『神社に行っても神様に守られない人、行かなくても守られる人』(岡田能正)
つい先日著者の講演を拝聴する機会に恵まれました。在り方が素敵な方だということが、感覚的に伝わってきました。謙虚な姿勢、物腰の柔らかさ、お話される言葉の選び方。滋賀県近江八幡市で1282年続く賀茂神社の創建以来の宮司家を継ぐ長男として、同神社の禰宜を務めていらっしゃる著者による意味深げなタイトル通りの一冊です。「神社に行けば御利益がある、神社に行けば運気が上がる・・」。そんなことはあり得ない。神社に行く人が減っちゃうんじゃないかなぁ?と思わず心配してしまう内容です。
(印象に残ったところ・・本書より)
◯朝は再生のチャンス
・感謝と敬意が「御来光」という言葉に詰まっている。
・「今日も生きている」「新しい生を頂いた」という喜びと感謝を捧げる
◯夜の間に身は穢れる
・「浄と不浄の間に線を引く」「不浄は持ち込まない」
・朝、顔を洗い、歯を磨くことは、夜の間に身にまとわりついた「穢れを祓う」という意味合いが含まれている。
・禊とは「身を削ぐ」こと
◯身支度を「整える」
・身支度をきちんと整えるということも「祓い」になる。
・「なんでもいいや」とくしゃくしゃのものを着ていると、生き方も自然と「なんでもいい」ものになってしまう。
・いくら外で着飾っていても、家で脱いだら脱ぎっぱなし、たたみもせず、次にまたそれを着て出ていくというのはいただけない。それは、まるで穢れをまとって歩いているようなもの。
◯「いただきます」は「祓い」の言葉
・「いただきます」は、「尊い命をいただきます」という意味。
・お箸は横に置く。これは食べ物と自分との間に線を引くもの。「命を捧げたもの」(食べ物)と「生きているもの」(人間)の間の結界を表している。「お箸=結界」という考え方は日本ならではのもの。
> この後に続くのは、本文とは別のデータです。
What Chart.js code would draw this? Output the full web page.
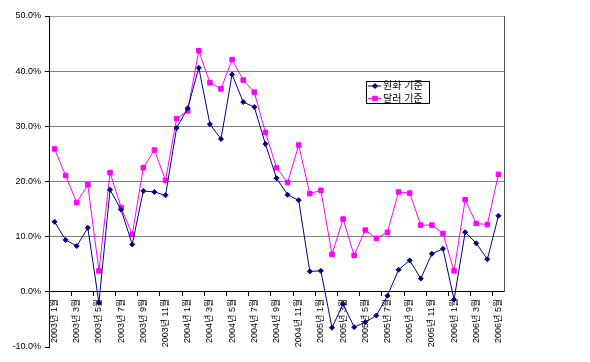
<!DOCTYPE html>
<html>
<head>
<meta charset="utf-8">
<script src="https://cdn.jsdelivr.net/npm/chart.js@4"></script>
<style>
    html, body { margin: 0; padding: 0; background: #fff; }
</style>
</head>
<body>
<canvas id="myChart" width="590" height="362"></canvas>
<script>
const categories = [
    '2003년 1월', '2003년 2월', '2003년 3월', '2003년 4월', '2003년 5월', '2003년 6월',
    '2003년 7월', '2003년 8월', '2003년 9월', '2003년 10월', '2003년 11월', '2003년 12월',
    '2004년 1월', '2004년 2월', '2004년 3월', '2004년 4월', '2004년 5월', '2004년 6월',
    '2004년 7월', '2004년 8월', '2004년 9월', '2004년 10월', '2004년 11월', '2004년 12월',
    '2005년 1월', '2005년 2월', '2005년 3월', '2005년 4월', '2005년 5월', '2005년 6월',
    '2005년 7월', '2005년 8월', '2005년 9월', '2005년 10월', '2005년 11월', '2005년 12월',
    '2006년 1월', '2006년 2월', '2006년 3월', '2006년 4월', '2006년 5월'
];
const wonBased = [
    12.7, 9.4, 8.3, 11.6, -2.0, 18.5, 14.9, 8.6, 18.3, 18.1, 17.5, 29.7,
    33.3, 40.6, 30.4, 27.7, 39.4, 34.4, 33.5, 26.8, 20.6, 17.6, 16.6, 3.7,
    3.8, -6.5, -2.2, -6.4, -5.5, -4.3, -0.7, 4.0, 5.7, 2.4, 6.9, 7.8,
    -1.4, 10.8, 8.8, 5.9, 13.8
];
const dollarBased = [
    25.9, 21.1, 16.2, 19.4, 3.8, 21.6, 15.3, 10.4, 22.5, 25.7, 20.2, 31.4,
    32.8, 43.7, 37.9, 36.8, 42.1, 38.4, 36.2, 28.9, 22.5, 19.8, 26.6, 17.8,
    18.4, 6.8, 13.2, 6.6, 11.2, 9.7, 10.8, 18.1, 17.9, 12.1, 12.1, 10.6,
    3.8, 16.7, 12.4, 12.2, 21.3
];
const seriesNames = ['원화 기준', '달러 기준'];
const yMin = -10, yMax = 50, yStep = 10;

const FONT = "'Liberation Sans', 'Noto Sans CJK KR', sans-serif";

// 오른쪽 테두리: 0% ~ 50% 구간만
const rightFrame = {
    id: 'rightFrame',
    beforeDatasetsDraw(chart) {
        const { ctx, chartArea, scales } = chart;
        const x = Math.round(chartArea.right) + 0.5;
        ctx.save();
        ctx.strokeStyle = '#555';
        ctx.lineWidth = 1;
        ctx.beginPath();
        ctx.moveTo(x, scales.y.getPixelForValue(yMax));
        ctx.lineTo(x, scales.y.getPixelForValue(0));
        ctx.stroke();
        ctx.restore();
    }
};

// 차트 영역 안쪽 테두리 있는 범례
const boxLegend = {
    id: 'boxLegend',
    afterDatasetsDraw(chart) {
        const ctx = chart.ctx;
        const x = 366, y = 81, w = 63, h = 22;
        ctx.save();
        ctx.fillStyle = '#fff';
        ctx.fillRect(x, y, w, h);
        ctx.strokeStyle = '#000';
        ctx.lineWidth = 1;
        ctx.strokeRect(x + 0.5, y + 0.5, w, h);
        chart.data.datasets.forEach((ds, i) => {
            const cy = y + 5 + i * 12.5;
            ctx.strokeStyle = ds.borderColor;
            ctx.beginPath();
            ctx.moveTo(x + 2, cy);
            ctx.lineTo(x + 15, cy);
            ctx.stroke();
            ctx.fillStyle = ds.pointBackgroundColor;
            ctx.strokeStyle = ds.pointBorderColor;
            Chart.helpers.drawPoint(ctx, { pointStyle: ds.pointStyle, radius: ds.pointRadius, borderWidth: 1 }, x + 9, cy);
            ctx.fillStyle = '#000';
            ctx.font = '10px ' + FONT;
            ctx.textBaseline = 'middle';
            ctx.fillText(ds.label, x + 17, cy + 0.5);
        });
        ctx.restore();
    }
};

const ctx = document.getElementById('myChart').getContext('2d');
const myChart = new Chart(ctx, {
    type: 'line',
    data: {
        labels: categories,
        datasets: [{
            label: seriesNames[0],
            data: wonBased,
            borderColor: '#000080',
            borderWidth: 1,
            pointStyle: 'rectRot',
            pointRadius: 2.5,
            pointBackgroundColor: '#000080',
            pointBorderColor: '#000080',
            tension: 0
        }, {
            label: seriesNames[1],
            data: dollarBased,
            borderColor: '#ff00ff',
            borderWidth: 1,
            pointStyle: 'rect',
            pointRadius: 3.2,
            pointBackgroundColor: '#ff00ff',
            pointBorderColor: '#ff00ff',
            tension: 0
        }]
    },
    options: {
        responsive: false,
        animation: false,
        devicePixelRatio: 1,
        layout: { padding: { left: 0, top: 16, right: 86, bottom: 15 } },
        plugins: { legend: { display: false }, tooltip: { enabled: false } },
        scales: {
            x: {
                position: { y: 0 },
                offset: true,
                grid: {
                    offset: true,
                    drawOnChartArea: false,
                    tickLength: 4,
                    color: c => c.index % 2 === 0 ? '#000' : 'rgba(0,0,0,0)'
                },
                border: { color: '#000', width: 1 },
                ticks: {
                    autoSkip: false,
                    minRotation: 90,
                    maxRotation: 90,
                    padding: 3,
                    color: '#000',
                    font: { family: FONT, size: 9 },
                    callback: (v, i) => i % 2 === 0 ? categories[i] : ''
                }
            },
            y: {
                min: yMin,
                max: yMax,
                afterFit: s => { s.width = 49; },
                grid: {
                    color: c => {
                        const v = c.tick ? c.tick.value : null;
                        if (v === 0) return '#000';
                        if (v === yMin) return 'rgba(0,0,0,0)';
                        if (v === yMax) return '#a0a0a0';
                        return '#808080';
                    },
                    tickColor: '#000',
                    tickLength: 4
                },
                border: { color: '#000', width: 1 },
                ticks: {
                    stepSize: yStep,
                    padding: 4,
                    color: '#000',
                    font: { family: FONT, size: 9 },
                    callback: v => v.toFixed(1) + '%'
                }
            }
        }
    },
    plugins: [rightFrame, boxLegend]
});
</script>
</body>
</html>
・「神人共食」。祝い箸は両端が同じように細くなっている。これは片方の端は自分が食べるため。反対の端は神様が召し上がるためのもの。
◯誰も見送ってくれなくても「行ってきます」と言う
・「行ってきます」は「今日も頑張って、世の中のために働いてきます」「1日無事で、またこの家に帰ってこられますように」と言う意味の言霊でもある。「今日1日お守りください」と、あなたを見守る神様との会話でもある。だから、同様に無事帰ってこられたら、感謝を込めて、「ただいま帰りました」と言いましょう。
◯ネガティブな気持ちを浄化する
・鏡。「かがみ」から「が(我)」を抜くと「神」になる。「が」とは「闇」も意味する。「我が出る」「我が強い」など、自分勝手な主張が強いと、人から敬遠されるばかりか、神様からも敬遠される。
・「手拭い」と言う名称はそもそも「穢れを祓う」と言う言霊から来ている。顔や手を拭って、清める。物理的な汚れだけではなく、気持ちの穢れをも拭い去れるから、「手拭い」。
◯かばんを床に置かない
・風呂敷は「包む」もの。「包む」は「慎む」から来た言葉。そこには「慎んで差し上げる」と言う真心が込められている。
・あなたがかばんだったらどうでしょう?床に置かれたら「いやだ」と思うのではないでしょうか?言ったことは言われること、やったことはやられること、自分の行いは必ず自分に返ってくる。
◯脱いだ靴はきちんと揃える
・物の扱いもそうだが、靴の扱いは特に、見るだけでその人の人柄がわかると言われる。
・靴を揃えると言うことは、自分の心を整えることと同じこと。
・物の扱いに人柄がでる。ものを丁寧に扱えない人は、人に対してもそう。
ここでは、暮らしの中での神様の繋がり方(第1章)だけをご紹介していますが、他の章では神社との付き合い方や神道について書かれています。日常の行動がテーマになっているので身近で親しみやすい内容でした。